June 26, 2021•552 words
After the initial scan there are two open ports. With nothing to try on SSH, let's start with the web browser. Launch a directory bust and start looking around while it runs. There are a couple of comments on the front page, the default Apache initial page. The first one is base64+brainfuck and tells something about knocking on ports, suggesting to try ports 1, 3 and 5. The second one tells us a password, which is base58 encoded.
Following the first hint, connect simultaneously to the three ports. Once your connections are closed, try a new scan and you will see some more ports are now open.
We can try to use the credentials we found (the username is IN the comment leading to the second hint) to log in to the FTP service. There is one image we can download, its purpose isn't immediately clear.
There are also two new web servers running on higher ports, the first one (in port number order) gives us a new pair of credentials (same username actually), some directory busting on the second will lead us to a /blog page that redirects to a login form.
We can use the new credentials to extract data out of the image we retrieved from the ftp server. This gives us some new pieces of informations: a combination of username and password AND a directory name. Trying the directory name on the first of the new web servers gives us a new hint, a message.
Plus, some more directory busting gives us a directory on the first new web server that contains a private OpenSSH key.
Quick recap, at this point we have:
- A username:password combination
- a username or a password at the end of the message we found
- a key
After quite a struggle, turns out the username:password combination is ciphered using Vigenere Cipher, and that the word at the end of the message was the key to decipher it. This gives us the password to log into the blog.
We can submit a message, that is very kindly interpreted if you insert an instruction for the underlying OS. With this in our hands gain a reverse shell.
We are now user www-data, and a kind message every once in a while challenges us to root the box.

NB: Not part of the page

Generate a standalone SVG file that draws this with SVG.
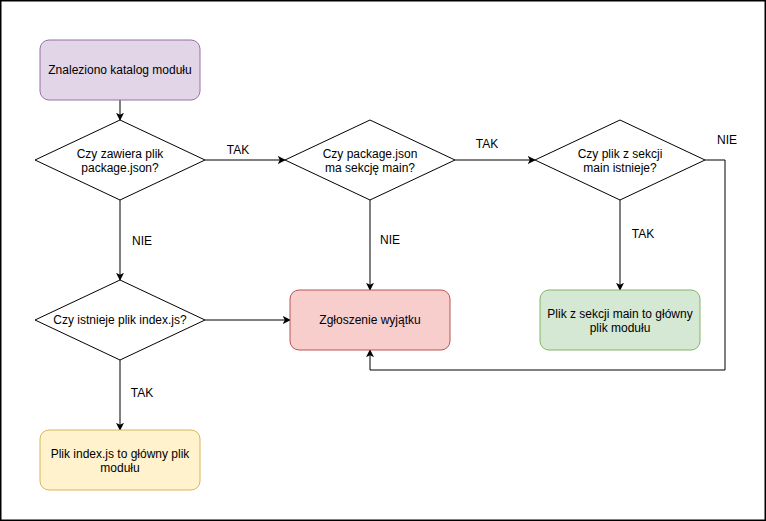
<svg xmlns="http://www.w3.org/2000/svg" width="766" height="521" viewBox="0 0 766 521">
  <style>
    text { font-family: "Liberation Sans", Arial, Helvetica, sans-serif; font-size: 12px; fill: #000; }
    .c { text-anchor: middle; }
    .dec { fill: #fff; stroke: #000; stroke-width: 1; }
    .edge { fill: none; stroke: #000; stroke-width: 1; }
    .purple { fill: #e1d5e7; stroke: #9673a6; }
    .red { fill: #f8cecc; stroke: #b85450; }
    .green { fill: #d5e8d4; stroke: #82b366; }
    .yellow { fill: #fff2cc; stroke: #d6b656; }
  </style>
  <defs>
    <marker id="arrow" viewBox="0 0 10 10" refX="9" refY="5" markerWidth="8" markerHeight="8" markerUnits="userSpaceOnUse" orient="auto">
      <path d="M0,0 L10,5 L0,10 L2.5,5 Z" fill="#000"/>
    </marker>
  </defs>

  <rect x="0.75" y="0.75" width="764.5" height="519.5" fill="#fff" stroke="#000" stroke-width="1.5"/>

  <g id="connectors">
    <path class="edge" d="M120,100 L120,120" marker-end="url(#arrow)"/>
    <path class="edge" d="M205,160 L285,160" marker-end="url(#arrow)"/>
    <path class="edge" d="M455,160 L535,160" marker-end="url(#arrow)"/>
    <path class="edge" d="M120,200 L120,280" marker-end="url(#arrow)"/>
    <path class="edge" d="M370,200 L370,290" marker-end="url(#arrow)"/>
    <path class="edge" d="M620,200 L620,290" marker-end="url(#arrow)"/>
    <path class="edge" d="M205,320 L290,320" marker-end="url(#arrow)"/>
    <path class="edge" d="M120,360 L120,430" marker-end="url(#arrow)"/>
    <path class="edge" d="M705,160 L725,160 L725,370 L370,370 L370,350" marker-end="url(#arrow)"/>
    <text x="238" y="154" class="c">TAK</text>
    <text x="487" y="148" class="c">TAK</text>
    <text x="727" y="144" class="c">NIE</text>
    <text x="142" y="245" class="c">NIE</text>
    <text x="390" y="244" class="c">NIE</text>
    <text x="643" y="238" class="c">TAK</text>
    <text x="142" y="397" class="c">TAK</text>
  </g>

  <g id="start">
    <rect x="40" y="40" width="160" height="60" rx="9" class="purple"/>
    <text x="120" y="74" class="c">Znaleziono katalog modułu</text>
  </g>

  <g id="has-package-json">
    <polygon points="120,120 205,160 120,200 35,160" class="dec"/>
    <text x="120" y="158" class="c">Czy zawiera plik</text>
    <text x="120" y="172" class="c">package.json?</text>
  </g>

  <g id="has-main">
    <polygon points="370,120 455,160 370,200 285,160" class="dec"/>
    <text x="370" y="158" class="c">Czy package.json</text>
    <text x="370" y="172" class="c">ma sekcję main?</text>
  </g>

  <g id="main-exists">
    <polygon points="620,120 705,160 620,200 535,160" class="dec"/>
    <text x="620" y="158" class="c">Czy plik z sekcji</text>
    <text x="620" y="172" class="c">main istnieje?</text>
  </g>

  <g id="index-exists">
    <polygon points="120,280 205,320 120,360 35,320" class="dec"/>
    <text x="120" y="324" class="c">Czy istnieje plik index.js?</text>
  </g>

  <g id="error">
    <rect x="290" y="290" width="160" height="60" rx="9" class="red"/>
    <text x="370" y="324" class="c">Zgłoszenie wyjątku</text>
  </g>

  <g id="main-result">
    <rect x="540" y="290" width="160" height="60" rx="9" class="green"/>
    <text x="620" y="318" class="c">Plik z sekcji main to główny</text>
    <text x="620" y="332" class="c">plik modułu</text>
  </g>

  <g id="index-result">
    <rect x="40" y="430" width="160" height="60" rx="9" class="yellow"/>
    <text x="120" y="458" class="c">Plik index.js to główny plik</text>
    <text x="120" y="472" class="c">modułu</text>
  </g>
</svg>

There is a suid file that we can use to move to another non-root user. Move it to the attacking machine and disassemble it (Ghidra is a good option) to see if there is the opportunity to exploit it somehow. It seems it will spawn a shell if you can resist its loop by supplying the correct order of parameters. It starts comparing from value 6 (7-1) and runs all the way to 1, so supply these values and enjoy your shell as a new user.
Now let's find where this annoying message is coming from: pspy will help us identify running processes.
There is a C file being compiled and run in our new home folder, let's modify it to make it a little more interesting. As the file is being run as root, this would mean game over. Search for a reverse shell in C or just insert a system command in the code to launch a reverse shell and go grab both flags, your job is done. Merry hacking!